Its weight is not yet clearly established

Jun 1, 2010 08:46 GMT  ·  By

When commercially-available scales point at the weight equivalent of a kilogram, they do so with a certain degree of inaccuracy. Even scientific instruments register these errors, but they are considered to be too small to be of relevance. However, what some consider irrelevant is other people's bread and butter. Precision physicists have been trying to define the kilogram in a manner that is accessible and easy to verify for many years, but thus far they have failed to produce an easy method of establishing just how heavy a kilogram is, Technology Review reports.

They hit the same issue when trying to establish the length of a meter. At the 17th General Conference on Weights and Measures, which was held in 1983, experts decided to equal a meter to the distance light travels in 1/ 299 792 458th of a second, while in vacuum. For more than a hundred years before the new definition, the length of a meter had been the distance between two points on a bar of platinum and iridium, measured at the melting point of ice. But that was very difficult to test even in the most advanced labs. With the new definition, anyone with a stop watch, a laser pointer, and a few other devices could establish the length of a meter.

Now, the same type of effort is ongoing for the kilogram. At this point, its weight is that of a cylinder of platinum and iridium called the International Prototype Kilogram, which is held in Sevres, France, inside a vault. But the problem with it is that it loses atoms each time it's handled, a process that makes it lighter. Additionally, dust setting on its hundred-year-old surface makes it heavier all the time. Therefore, this reference point is imprecise in the eye of precision physicists. A proposal would have had the kilogram defined in terms of a current and voltage. But that would have required a tool known as a watt-balance, which requires at least 5 physicists to operate, costs $1.5 million to set up, and is about two stories high.

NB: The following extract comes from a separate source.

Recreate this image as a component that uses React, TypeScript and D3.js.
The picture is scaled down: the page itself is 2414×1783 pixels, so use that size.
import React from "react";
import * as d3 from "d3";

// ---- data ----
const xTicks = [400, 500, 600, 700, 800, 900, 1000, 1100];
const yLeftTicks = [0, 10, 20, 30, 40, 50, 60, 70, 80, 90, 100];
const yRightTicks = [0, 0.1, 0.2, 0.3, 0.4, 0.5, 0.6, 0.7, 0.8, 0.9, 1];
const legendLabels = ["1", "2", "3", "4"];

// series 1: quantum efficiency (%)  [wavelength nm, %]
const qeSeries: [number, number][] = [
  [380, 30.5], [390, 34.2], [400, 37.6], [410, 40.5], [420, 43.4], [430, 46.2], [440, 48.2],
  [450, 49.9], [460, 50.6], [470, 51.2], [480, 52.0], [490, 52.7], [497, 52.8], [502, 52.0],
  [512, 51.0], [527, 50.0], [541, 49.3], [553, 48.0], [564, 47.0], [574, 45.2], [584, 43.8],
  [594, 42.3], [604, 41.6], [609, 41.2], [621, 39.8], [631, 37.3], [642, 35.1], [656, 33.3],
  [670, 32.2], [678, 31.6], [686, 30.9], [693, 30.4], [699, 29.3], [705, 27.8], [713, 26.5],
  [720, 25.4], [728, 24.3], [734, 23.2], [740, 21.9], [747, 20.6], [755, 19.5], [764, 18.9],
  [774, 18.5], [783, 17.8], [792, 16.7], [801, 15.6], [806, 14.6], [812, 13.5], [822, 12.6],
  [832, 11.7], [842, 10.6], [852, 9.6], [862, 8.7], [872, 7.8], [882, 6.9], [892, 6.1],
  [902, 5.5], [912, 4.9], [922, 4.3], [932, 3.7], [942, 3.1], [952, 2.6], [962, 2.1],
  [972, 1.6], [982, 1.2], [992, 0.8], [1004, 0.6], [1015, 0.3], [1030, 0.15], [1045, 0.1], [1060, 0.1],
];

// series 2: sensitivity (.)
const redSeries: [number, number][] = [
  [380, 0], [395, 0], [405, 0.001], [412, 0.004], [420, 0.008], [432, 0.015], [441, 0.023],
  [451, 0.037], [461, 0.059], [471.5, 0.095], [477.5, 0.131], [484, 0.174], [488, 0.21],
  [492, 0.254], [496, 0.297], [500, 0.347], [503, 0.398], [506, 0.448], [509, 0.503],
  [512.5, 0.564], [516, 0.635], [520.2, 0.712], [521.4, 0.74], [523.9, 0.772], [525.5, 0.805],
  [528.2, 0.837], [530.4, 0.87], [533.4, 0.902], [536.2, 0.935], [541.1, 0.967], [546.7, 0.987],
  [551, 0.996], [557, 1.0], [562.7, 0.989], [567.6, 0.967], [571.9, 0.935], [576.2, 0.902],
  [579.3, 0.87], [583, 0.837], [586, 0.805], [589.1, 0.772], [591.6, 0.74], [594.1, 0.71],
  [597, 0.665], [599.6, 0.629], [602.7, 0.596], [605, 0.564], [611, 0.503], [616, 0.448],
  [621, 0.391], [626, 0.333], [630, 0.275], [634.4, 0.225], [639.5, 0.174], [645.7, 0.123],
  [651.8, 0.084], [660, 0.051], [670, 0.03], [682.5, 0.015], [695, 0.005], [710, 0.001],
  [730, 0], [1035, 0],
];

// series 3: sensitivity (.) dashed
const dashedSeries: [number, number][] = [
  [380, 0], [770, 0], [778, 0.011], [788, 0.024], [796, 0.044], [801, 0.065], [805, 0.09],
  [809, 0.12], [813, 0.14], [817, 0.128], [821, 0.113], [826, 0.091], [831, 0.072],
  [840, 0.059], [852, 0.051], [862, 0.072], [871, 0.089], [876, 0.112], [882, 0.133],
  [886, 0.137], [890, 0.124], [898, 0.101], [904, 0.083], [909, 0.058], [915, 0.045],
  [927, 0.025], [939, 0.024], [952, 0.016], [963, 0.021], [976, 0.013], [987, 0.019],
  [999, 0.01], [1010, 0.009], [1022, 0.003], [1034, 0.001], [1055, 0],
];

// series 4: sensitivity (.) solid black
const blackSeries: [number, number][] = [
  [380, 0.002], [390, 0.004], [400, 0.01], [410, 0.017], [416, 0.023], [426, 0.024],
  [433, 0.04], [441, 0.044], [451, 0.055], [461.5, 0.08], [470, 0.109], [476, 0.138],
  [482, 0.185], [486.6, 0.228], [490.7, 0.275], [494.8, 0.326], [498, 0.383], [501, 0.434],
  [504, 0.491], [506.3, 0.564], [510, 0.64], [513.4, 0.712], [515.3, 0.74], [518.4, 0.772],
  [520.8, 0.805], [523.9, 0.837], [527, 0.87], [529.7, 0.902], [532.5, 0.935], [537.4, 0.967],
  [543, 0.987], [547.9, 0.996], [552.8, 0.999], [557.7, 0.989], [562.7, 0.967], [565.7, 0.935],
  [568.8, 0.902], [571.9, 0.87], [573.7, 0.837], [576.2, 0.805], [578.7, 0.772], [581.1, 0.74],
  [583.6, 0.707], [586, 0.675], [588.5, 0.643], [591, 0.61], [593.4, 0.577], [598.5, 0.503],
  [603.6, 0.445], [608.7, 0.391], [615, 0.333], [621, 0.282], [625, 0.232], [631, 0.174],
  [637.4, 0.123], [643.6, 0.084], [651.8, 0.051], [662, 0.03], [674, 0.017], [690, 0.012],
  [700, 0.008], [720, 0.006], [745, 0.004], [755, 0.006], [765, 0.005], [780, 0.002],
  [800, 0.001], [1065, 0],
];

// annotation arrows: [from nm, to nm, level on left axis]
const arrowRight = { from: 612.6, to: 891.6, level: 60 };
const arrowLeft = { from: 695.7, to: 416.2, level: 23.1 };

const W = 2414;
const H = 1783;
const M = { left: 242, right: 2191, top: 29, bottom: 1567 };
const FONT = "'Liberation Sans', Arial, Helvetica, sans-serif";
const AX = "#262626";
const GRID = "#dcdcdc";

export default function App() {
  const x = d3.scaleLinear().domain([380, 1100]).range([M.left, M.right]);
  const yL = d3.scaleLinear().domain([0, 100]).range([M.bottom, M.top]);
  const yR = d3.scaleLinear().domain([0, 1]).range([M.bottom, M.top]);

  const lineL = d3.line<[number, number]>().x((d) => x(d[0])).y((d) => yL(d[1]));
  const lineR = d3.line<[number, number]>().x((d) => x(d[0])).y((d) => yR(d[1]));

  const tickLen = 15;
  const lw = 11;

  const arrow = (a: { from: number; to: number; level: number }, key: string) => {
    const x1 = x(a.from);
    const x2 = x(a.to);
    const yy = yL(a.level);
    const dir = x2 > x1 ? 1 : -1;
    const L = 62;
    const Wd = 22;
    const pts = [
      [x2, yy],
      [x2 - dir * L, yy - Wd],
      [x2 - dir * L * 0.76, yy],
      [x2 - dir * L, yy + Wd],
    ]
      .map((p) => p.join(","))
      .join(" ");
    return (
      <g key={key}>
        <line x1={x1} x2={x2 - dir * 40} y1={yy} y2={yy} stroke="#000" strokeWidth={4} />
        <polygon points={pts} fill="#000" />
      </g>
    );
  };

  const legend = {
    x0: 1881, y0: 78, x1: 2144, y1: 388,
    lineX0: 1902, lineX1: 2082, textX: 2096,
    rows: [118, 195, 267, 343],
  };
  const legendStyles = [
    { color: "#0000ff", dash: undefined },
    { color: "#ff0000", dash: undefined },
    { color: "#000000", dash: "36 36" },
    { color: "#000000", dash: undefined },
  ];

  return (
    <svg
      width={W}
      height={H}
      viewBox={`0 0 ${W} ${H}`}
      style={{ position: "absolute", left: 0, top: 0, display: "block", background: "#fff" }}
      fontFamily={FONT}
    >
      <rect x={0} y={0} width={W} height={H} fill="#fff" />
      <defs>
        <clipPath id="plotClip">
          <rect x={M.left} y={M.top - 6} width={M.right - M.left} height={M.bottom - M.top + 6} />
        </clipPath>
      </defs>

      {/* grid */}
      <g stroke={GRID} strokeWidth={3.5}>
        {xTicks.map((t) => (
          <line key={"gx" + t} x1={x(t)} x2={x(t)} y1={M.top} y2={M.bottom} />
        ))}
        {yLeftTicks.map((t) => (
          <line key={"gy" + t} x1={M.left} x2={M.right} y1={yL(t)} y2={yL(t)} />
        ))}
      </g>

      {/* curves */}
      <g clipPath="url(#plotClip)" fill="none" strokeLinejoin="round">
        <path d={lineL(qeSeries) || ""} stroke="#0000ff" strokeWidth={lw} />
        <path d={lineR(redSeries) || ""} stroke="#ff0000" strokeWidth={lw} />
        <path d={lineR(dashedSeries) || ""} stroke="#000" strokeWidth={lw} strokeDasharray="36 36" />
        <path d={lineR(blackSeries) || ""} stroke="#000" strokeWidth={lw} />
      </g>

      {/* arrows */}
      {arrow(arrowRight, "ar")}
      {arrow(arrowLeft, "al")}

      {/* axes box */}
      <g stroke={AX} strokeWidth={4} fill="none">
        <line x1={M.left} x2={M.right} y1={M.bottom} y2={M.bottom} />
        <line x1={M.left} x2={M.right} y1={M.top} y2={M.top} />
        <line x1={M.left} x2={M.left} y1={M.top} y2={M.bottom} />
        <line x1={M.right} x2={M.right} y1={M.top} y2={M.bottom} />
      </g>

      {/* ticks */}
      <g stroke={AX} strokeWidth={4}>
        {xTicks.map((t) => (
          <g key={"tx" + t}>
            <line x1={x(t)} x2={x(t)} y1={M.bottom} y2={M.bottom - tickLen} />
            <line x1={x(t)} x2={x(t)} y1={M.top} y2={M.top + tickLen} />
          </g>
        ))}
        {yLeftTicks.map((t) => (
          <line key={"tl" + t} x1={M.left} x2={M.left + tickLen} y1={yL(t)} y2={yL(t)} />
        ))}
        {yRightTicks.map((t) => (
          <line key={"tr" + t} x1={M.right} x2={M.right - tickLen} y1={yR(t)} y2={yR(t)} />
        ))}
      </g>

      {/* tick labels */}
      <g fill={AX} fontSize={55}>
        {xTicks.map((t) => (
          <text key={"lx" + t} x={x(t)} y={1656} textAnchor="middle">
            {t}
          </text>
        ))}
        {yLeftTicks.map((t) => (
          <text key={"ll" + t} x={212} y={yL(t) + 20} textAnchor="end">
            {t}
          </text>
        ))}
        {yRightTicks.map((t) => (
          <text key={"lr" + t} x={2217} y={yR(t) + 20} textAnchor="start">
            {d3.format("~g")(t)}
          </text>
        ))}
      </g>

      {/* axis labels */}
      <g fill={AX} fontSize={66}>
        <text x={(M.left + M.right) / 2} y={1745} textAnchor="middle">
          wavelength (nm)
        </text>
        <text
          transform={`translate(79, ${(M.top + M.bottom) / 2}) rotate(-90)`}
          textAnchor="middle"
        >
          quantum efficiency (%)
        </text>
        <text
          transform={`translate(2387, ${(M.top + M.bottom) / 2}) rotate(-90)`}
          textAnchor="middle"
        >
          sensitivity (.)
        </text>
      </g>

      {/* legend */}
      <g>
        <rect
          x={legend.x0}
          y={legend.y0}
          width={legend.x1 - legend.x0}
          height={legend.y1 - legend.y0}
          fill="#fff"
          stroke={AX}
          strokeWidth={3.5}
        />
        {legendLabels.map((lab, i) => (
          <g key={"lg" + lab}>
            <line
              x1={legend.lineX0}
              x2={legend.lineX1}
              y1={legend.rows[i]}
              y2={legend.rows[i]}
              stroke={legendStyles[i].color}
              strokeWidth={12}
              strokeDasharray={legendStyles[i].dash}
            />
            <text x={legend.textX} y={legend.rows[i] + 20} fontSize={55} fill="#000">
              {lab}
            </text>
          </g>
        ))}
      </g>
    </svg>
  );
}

Now, Georgia Institute of Technology (Georgia Tech) experts led by scientist Ronald Fox propose a new method of defining a kilogram, in relation to a certain number of carbon-12 atoms. They say that precisely 2250×28148963^3 of them make up the perfect kilogram. This translates in practical terms into a carbon cube with a side precisely 8.11 centimeters long. In this manner, the group argues, anyone with a knife and some carbon could produce their own, precise kilogram, and thus verify the International System.